As with anyone who gets this ominous diagnosis, you suddenly attempt to become an expert on the subject. You try to read, study, and learn all about your disease and hopefully stumble upon something that your oncologist may have missed in your treatment regimen that would be a quick and easy fix. "Ha," I thought. I will research this Myleodysplasia thing on the internet and in days I'll know more than my doctor learned in 8 years of medical school. As the hours and days of intense internet research passed and with excessively blurry eyes, I found myself more confused by the various stories, research, diagnosis and treatment of my particular cancer.

One thing I did glean is a lot of knowledge about various treatments and their effect on the body. I learned to ask smart questions and to take charge of my life.
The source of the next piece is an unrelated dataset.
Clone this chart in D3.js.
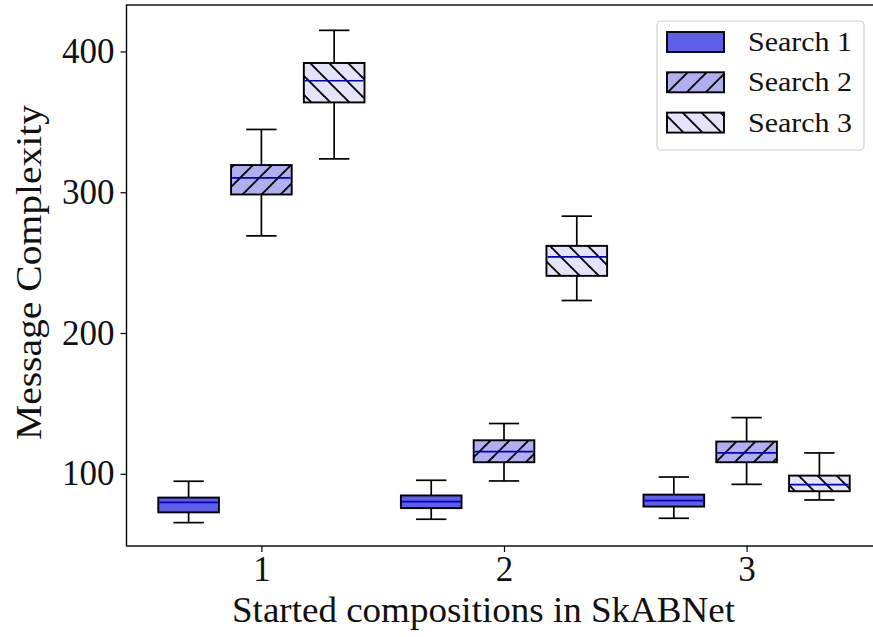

I was sent to a treatment center initially for an experimental type of bone marrow transplant but felt uncomfortable with this approach. I went back to my original oncologist, and we had a frank discussion about my other treatment options. (Basically boils down to "Which options give me a better chance of survival?") He referred me to a well-known regional facility that specialized in conventional BMT's.

We set the wheels in motion to begin finding a bone marrow donor since no family members were a match for me. I was getting sicker, basically feeling tired, weak and out of breath while doing many simple activities, but I had to keep working or lose my health insurance and lose my chance at the transplant. After several months of frantic searching, a donor was located in Germany!

Getting ready to head out of state to the hospital was a bittersweet moment. Friends and relatives dropped by to wish me well. I'm thinking to myself, "Are they saying goodbye? Do they know something I don't know? Do they look at me and say to themselves, 'dead man' walking?" These thoughts seared through my mind like a hot knife through butter, but I was determined to make light of the moment and relieve everyone else's stress. Since I figured I was going to lose my hair at the hospital due to chemotherapy and radiation treatments, I would allow my teenage daughter to shave my head. As a group of close friends and family watched, we sat in my front yard, and my daughter and wife began to shave my head. Then suddenly my daughter blurted out, "Dad, let's make it into a Mohawk!"

After weighing the pros and cons of walking into the hospital with a Mohawk haircut and the possibility that this could be the final fun activity that I would ever do with my daughter, I didn't want to disappoint. If this was her idea, and this is how she was going to remember spending time with her dad, then this is how it has to be. Someone ran to the store to get gel and red hair dye. My wife Lori and daughter Alysia clipped and shaved with renewed enthusiasm. My friends cheered as my fuzzy head became as slick as a bowling ball with a big chunk down the middle remaining uncut. Everybody got their hands dirty putting on gel to spike the hair and red dye in to color it.

The next day we headed out of state to Dana-Farber in Boston to begin my BMT journey. Sure it felt bizarre going through Quincy Market with a Red Mohawk. I got a lot of stares at Fenway Park from fans thinking, "Who is this middle aged weirdo?" I guess I felt the need to showoff my new hairdo with my family at my side. It was fun.

At the hospital, it seemed everyone needed to check in on the 'guy with the red Mohawk.' I don't know that I received any extra attention because of my uniquely styled hairdo, but people were always looking or stopping by my little, germ free 'bubble room.' By engaging my health care team, they quickly found out that I was an informed and active participant in my treatments. Asking frank questions, asking about medications, challenging treatments are all a part of being a proactive patient. I found that the staff looked past my appearance and appreciated a patient who had a desire to learn and understand what was happening in his body.

This month I will celebrate my 6th birthday post BMT. I still can count how many days since my procedure. I am grateful for the team who stepped up at the hospital and for my family who helped me get through this awful time. I haven't lost my sense of humor although I'm not sure I'll ever try a Mohawk again.

First appeared in Chicken Soup for the Soul, Cancer Stories and used with permission from the publisher.